You’ve mentioned transparency is another issue.
Yes, the public is being denied the truth to which there is infinite value in this case, because another element not clarified or disclosed is a document repository. This is supposed to be created as part of the (reorganization) plan. But there’s a short sentence at the very end of the appendix that says the scope of the repository has not yet been determined.
You started to say there was a conflict of interest. Can you explain that?
There is some background here. In 2018, several parties – members of the Sackler family and Purdue Pharma – entered in a memorandum of understanding. The purpose was to recognize they had certain interests in common and could benefit by sharing documents and information. They wanted to be able to share documents to mount a defense without opening themselves up to public disclosure. But the agreement says they can’t share without getting permission from the rest of the group. And if any material is requested by an outside party, all others have to be informed.
Purdue hired Davis Polk [a law firm] as its representative in the bankruptcy. And Purdue has a duty to make sure all of its assets are preserved for creditors. One of Davis Polk’s assignments in the bankruptcy was to make sure there is no fraud or mismanagement that diminished the estate for the creditors. So the firm had to conduct an investigation of some of the Sackler family members. [See page 75]. You would want Davis Polk to have unfettered access to company documents, but also be able to request documents from the Sacklers and be able to share documents with others in the bankruptcy. The problem created by the agreement was that information could be shared without everyone’s full agreement. So what is extremely hard to understand is how can attorneys for Purdue can represent to the public they were able to conduct a full and unbiased investigation of a party with whom their client has an agreement to restrict use of documents?

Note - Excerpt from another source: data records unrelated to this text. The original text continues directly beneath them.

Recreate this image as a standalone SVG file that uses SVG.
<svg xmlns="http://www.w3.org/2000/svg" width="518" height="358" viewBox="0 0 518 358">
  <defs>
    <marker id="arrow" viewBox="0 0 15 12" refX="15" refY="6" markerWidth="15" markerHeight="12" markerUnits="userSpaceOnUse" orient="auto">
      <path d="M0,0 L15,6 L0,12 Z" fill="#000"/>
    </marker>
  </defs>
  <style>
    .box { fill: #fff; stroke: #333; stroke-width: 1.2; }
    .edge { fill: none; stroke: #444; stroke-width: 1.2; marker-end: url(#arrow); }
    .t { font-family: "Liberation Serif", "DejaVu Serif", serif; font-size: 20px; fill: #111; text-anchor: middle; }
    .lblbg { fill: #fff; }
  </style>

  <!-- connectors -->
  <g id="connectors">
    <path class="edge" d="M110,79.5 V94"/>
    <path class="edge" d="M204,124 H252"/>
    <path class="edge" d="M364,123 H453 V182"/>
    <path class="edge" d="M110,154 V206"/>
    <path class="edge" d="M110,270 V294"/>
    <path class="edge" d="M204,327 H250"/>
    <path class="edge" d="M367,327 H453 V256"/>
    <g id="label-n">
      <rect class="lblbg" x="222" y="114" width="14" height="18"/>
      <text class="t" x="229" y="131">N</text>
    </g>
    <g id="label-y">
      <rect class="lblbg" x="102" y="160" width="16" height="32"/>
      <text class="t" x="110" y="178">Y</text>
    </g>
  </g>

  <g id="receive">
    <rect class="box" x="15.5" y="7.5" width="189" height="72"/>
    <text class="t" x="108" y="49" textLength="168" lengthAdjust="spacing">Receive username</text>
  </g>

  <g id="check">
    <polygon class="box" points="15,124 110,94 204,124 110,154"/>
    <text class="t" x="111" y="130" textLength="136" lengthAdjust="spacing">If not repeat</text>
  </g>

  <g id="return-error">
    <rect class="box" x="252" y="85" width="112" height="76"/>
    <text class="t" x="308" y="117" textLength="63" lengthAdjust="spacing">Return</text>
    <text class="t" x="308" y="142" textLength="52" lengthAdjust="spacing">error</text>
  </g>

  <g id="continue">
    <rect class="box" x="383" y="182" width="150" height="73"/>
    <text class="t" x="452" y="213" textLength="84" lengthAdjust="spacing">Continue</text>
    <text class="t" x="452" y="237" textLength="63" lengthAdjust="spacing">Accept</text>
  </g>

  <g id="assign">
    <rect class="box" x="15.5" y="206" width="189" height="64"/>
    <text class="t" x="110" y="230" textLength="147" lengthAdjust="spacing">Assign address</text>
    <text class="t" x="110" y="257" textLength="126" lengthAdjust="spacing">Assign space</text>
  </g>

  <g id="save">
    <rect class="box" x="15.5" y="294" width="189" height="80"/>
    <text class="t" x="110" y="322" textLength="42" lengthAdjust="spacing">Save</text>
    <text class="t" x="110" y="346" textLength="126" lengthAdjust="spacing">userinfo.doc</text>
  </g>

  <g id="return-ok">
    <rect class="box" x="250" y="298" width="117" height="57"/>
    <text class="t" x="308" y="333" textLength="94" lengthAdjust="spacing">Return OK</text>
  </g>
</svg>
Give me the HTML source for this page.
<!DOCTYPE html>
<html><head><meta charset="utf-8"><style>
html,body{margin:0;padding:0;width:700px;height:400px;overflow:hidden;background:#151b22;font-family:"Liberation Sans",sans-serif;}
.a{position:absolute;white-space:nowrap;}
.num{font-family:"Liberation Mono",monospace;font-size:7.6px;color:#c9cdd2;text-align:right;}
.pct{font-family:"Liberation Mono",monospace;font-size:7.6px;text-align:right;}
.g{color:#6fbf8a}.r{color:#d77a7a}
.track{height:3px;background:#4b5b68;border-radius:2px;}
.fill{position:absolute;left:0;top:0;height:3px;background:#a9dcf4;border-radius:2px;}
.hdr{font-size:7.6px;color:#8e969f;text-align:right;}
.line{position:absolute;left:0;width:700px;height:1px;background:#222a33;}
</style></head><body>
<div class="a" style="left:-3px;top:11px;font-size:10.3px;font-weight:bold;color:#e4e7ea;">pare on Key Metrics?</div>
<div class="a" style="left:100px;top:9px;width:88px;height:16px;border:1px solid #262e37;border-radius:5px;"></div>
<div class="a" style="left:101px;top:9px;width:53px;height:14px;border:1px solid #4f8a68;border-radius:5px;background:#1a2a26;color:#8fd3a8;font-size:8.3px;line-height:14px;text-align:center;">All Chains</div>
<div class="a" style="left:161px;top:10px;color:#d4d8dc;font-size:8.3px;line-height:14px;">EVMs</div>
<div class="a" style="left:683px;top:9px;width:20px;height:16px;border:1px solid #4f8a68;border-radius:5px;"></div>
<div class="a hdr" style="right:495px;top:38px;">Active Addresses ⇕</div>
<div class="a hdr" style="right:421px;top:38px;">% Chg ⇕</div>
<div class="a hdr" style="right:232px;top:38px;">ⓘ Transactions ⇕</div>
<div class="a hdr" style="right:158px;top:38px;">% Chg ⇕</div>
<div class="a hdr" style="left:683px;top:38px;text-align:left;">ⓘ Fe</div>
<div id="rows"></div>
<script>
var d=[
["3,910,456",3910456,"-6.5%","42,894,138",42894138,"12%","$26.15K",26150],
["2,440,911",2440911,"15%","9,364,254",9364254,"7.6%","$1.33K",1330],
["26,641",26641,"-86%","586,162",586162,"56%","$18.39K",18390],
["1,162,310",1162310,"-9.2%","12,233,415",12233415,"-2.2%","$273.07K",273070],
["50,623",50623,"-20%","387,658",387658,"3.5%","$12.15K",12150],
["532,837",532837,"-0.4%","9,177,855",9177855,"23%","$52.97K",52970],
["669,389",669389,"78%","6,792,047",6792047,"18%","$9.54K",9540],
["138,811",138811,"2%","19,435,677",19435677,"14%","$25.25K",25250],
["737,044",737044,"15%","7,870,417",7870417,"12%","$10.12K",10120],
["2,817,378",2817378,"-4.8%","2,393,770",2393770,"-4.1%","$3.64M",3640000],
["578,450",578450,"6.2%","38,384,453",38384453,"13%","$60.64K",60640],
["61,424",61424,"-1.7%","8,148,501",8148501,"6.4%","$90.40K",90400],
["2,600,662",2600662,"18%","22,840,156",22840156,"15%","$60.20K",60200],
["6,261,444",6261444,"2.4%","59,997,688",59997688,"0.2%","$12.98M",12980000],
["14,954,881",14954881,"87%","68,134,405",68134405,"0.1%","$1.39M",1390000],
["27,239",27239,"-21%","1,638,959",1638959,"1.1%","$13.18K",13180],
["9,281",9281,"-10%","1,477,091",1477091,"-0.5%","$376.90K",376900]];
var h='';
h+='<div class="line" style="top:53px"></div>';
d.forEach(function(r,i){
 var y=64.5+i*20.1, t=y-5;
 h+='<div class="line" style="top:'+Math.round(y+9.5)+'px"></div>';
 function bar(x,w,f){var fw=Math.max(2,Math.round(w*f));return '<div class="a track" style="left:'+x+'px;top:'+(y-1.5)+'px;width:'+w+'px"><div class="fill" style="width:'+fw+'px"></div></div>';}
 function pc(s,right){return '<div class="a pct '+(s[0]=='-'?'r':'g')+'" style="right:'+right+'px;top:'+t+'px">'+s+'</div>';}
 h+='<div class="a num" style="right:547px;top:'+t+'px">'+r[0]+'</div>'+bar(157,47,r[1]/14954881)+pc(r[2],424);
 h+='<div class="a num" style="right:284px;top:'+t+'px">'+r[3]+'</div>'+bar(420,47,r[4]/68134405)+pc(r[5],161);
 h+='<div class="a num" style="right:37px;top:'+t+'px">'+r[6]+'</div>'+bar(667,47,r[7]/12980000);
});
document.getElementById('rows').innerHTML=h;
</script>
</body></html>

That’s part of the heist. It’s a request to the public for unlimited confidence in this process and the plan that is not only incomplete in its disclosures, but works against public transparency and results in dramatically insufficient compensation for victims of Purdue Pharma.
So in other words, you think the deck is stacked.

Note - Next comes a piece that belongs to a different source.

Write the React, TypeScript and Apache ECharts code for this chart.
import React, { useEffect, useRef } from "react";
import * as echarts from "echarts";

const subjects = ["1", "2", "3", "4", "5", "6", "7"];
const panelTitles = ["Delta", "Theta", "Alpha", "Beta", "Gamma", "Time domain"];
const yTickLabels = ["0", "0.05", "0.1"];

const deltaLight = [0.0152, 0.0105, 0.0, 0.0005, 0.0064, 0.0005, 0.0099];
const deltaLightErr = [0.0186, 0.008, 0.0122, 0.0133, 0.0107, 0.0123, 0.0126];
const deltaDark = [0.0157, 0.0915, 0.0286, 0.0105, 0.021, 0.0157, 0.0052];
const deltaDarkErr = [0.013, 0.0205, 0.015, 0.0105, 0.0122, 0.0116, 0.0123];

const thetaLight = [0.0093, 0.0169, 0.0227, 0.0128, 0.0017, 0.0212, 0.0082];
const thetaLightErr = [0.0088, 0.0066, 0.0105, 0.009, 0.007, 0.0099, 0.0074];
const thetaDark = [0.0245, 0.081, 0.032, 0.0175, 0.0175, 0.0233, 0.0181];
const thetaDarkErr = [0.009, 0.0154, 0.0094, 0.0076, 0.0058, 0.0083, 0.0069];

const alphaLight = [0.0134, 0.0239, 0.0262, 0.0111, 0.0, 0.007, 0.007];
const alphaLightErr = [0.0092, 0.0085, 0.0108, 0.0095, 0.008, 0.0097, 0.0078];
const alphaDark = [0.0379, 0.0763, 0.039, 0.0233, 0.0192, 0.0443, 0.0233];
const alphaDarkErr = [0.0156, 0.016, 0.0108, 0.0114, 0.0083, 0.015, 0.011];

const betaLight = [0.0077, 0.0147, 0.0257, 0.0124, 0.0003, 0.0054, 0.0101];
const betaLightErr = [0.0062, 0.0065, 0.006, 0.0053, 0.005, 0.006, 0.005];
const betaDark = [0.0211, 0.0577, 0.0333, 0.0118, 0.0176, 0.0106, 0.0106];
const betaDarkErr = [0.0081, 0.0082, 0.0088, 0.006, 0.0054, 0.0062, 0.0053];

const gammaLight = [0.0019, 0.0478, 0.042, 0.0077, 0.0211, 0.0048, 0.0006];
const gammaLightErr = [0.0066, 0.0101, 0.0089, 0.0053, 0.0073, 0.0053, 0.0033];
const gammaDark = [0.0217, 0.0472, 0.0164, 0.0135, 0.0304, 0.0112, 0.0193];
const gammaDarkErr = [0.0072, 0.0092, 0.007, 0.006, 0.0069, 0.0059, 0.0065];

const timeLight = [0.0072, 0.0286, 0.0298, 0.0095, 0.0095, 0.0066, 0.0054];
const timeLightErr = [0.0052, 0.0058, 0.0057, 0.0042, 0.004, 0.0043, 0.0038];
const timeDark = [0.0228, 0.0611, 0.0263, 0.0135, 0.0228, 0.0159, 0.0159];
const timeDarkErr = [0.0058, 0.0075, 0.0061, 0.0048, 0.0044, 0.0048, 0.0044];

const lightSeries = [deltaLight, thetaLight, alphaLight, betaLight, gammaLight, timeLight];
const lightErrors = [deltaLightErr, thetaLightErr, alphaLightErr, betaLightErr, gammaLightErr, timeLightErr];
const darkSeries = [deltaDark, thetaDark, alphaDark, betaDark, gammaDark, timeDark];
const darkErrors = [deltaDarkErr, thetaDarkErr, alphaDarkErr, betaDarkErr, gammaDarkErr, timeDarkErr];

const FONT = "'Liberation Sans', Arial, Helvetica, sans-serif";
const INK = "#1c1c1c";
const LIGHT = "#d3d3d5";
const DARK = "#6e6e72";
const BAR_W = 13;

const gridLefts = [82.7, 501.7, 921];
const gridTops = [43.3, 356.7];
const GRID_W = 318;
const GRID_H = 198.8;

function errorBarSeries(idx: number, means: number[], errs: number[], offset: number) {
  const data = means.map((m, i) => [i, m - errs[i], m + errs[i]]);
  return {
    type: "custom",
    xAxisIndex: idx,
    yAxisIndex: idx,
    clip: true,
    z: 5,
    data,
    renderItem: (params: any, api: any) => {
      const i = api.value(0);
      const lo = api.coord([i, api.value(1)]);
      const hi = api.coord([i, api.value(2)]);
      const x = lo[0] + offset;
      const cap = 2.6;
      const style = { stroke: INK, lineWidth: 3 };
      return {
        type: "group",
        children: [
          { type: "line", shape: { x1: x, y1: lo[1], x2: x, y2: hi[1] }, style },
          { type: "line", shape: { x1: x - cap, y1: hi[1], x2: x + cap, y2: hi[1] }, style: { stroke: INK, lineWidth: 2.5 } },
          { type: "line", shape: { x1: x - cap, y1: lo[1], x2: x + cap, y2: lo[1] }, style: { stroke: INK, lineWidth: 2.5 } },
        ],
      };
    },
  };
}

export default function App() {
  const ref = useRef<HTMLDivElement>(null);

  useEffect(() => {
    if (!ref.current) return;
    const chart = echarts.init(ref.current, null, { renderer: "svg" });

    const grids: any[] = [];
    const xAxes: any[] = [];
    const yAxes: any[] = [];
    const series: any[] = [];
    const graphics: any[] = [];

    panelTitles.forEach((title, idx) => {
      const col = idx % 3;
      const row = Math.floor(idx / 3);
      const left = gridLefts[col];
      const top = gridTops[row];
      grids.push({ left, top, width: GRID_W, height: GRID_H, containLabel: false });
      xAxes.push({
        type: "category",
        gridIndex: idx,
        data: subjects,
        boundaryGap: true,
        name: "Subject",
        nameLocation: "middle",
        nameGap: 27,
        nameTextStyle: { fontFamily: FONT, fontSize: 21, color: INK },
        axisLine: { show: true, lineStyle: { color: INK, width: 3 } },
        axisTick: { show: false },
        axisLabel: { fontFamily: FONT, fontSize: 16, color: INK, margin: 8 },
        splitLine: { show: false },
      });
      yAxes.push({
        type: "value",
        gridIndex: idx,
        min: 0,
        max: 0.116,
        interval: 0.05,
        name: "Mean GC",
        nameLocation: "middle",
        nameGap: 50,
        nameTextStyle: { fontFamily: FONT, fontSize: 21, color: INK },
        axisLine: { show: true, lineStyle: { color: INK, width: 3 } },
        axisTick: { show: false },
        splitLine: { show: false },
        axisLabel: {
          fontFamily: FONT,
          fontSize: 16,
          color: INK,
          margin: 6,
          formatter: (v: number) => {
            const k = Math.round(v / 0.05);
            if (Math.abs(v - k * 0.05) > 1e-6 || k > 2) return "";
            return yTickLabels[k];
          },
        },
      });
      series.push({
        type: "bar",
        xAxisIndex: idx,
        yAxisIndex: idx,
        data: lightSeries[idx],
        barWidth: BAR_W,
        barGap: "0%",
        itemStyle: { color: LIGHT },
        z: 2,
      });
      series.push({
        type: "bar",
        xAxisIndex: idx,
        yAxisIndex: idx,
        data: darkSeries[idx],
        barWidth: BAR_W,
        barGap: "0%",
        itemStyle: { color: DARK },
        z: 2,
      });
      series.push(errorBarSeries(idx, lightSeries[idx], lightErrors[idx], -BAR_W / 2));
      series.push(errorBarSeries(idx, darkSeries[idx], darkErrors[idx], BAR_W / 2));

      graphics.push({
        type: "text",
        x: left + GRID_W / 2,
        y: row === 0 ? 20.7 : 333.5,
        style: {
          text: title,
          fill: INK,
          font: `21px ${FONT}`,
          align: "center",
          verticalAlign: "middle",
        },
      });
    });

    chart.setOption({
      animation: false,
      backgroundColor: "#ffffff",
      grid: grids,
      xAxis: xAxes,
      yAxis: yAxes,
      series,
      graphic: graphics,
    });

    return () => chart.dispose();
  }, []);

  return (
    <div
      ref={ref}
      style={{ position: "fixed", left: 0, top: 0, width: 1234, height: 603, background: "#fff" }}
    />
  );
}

Do I believe the deck is stacked? Yes. One branch of the Sackler family is represented by represented by Mary Jo White, a former U.S. Attorney who has extraordinary access to the Department of Justice. There’s no question the Sacklers benefited from more attention and consideration than any other players in the opioid epidemic. No one else has access to this level of advocacy, because it’s extremely expensive to spend all the hours necessary to generate the materials and information for the presentations before the federal prosecutors and the attorney for Purdue.

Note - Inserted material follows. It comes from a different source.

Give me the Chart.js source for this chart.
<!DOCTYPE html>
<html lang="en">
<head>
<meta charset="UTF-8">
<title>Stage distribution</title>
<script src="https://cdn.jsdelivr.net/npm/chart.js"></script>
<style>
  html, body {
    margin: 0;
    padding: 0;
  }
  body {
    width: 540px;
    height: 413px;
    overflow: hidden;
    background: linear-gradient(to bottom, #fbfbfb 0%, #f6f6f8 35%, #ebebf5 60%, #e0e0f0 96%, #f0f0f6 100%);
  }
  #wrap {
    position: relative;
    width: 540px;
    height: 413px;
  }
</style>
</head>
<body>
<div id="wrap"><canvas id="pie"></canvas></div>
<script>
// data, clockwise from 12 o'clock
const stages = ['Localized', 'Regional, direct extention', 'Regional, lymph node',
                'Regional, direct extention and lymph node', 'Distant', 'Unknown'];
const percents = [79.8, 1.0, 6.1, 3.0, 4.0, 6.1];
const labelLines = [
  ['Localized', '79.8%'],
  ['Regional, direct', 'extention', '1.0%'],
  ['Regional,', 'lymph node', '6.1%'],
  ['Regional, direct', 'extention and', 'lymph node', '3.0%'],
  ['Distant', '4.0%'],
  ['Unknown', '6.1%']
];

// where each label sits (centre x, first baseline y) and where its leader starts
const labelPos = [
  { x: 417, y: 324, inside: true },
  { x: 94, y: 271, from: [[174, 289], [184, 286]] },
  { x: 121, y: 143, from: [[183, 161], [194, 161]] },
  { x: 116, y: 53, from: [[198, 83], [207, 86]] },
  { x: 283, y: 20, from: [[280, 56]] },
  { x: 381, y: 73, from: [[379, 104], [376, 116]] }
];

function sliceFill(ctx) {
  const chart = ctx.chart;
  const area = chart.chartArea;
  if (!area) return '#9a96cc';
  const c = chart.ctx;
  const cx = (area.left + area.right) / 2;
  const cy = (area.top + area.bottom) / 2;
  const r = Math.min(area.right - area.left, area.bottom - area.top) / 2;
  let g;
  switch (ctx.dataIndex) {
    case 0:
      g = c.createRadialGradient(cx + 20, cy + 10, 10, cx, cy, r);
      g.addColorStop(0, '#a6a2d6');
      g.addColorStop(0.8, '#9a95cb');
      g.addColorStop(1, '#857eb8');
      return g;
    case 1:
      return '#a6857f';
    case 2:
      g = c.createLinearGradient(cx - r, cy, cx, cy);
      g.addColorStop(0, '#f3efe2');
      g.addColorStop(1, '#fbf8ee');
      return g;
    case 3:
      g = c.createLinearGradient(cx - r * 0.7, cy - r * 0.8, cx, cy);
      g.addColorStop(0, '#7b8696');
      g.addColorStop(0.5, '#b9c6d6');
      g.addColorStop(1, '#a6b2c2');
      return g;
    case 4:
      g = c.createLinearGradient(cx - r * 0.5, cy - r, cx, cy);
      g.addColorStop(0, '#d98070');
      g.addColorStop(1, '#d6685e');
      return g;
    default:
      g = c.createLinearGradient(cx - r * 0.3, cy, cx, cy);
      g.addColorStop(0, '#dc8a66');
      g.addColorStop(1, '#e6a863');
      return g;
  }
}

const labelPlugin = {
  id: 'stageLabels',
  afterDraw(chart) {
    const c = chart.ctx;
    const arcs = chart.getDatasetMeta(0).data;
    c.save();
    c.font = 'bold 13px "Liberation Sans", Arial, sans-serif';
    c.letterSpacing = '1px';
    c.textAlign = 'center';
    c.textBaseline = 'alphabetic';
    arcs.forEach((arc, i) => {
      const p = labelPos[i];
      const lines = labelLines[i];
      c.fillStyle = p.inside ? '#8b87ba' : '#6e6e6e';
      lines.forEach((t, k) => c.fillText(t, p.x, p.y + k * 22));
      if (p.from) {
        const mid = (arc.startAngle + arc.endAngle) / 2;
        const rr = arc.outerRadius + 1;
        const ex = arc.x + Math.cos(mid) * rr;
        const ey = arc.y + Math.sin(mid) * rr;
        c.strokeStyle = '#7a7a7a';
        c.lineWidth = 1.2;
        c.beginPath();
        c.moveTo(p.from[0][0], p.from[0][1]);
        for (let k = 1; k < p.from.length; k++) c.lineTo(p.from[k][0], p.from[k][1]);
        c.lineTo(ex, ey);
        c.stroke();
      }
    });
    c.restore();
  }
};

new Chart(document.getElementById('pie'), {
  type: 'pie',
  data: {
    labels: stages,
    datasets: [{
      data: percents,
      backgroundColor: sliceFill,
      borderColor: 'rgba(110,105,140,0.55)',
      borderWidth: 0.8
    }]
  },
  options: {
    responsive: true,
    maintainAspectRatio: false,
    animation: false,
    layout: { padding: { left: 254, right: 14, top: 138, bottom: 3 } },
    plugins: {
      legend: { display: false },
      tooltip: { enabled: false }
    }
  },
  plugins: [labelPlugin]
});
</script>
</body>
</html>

They also went forum shopping for a judge… The company leased property in the jurisdiction where (U.S. Bankruptcy Court Judge Robert Drain) is located to make sure the case would end up in front of him. The issue is third party release. The Sacklers are not debtors in the bankruptcy case. Purdue is the debtor, but they will benefit from civil immunity. Within the network of bankruptcy courts across the U.S., there is no consensus on whether this is appropriate, but Drain is one of few judges who has considered and granted such releases. And that release is the single most valuable element the Sacklers are seeking. This release minimizes the impact on their wealth.
This is a process that preserves most of their wealth. It appears to be a system designed to protect the creditors, but it’s not. This is about bias in the system.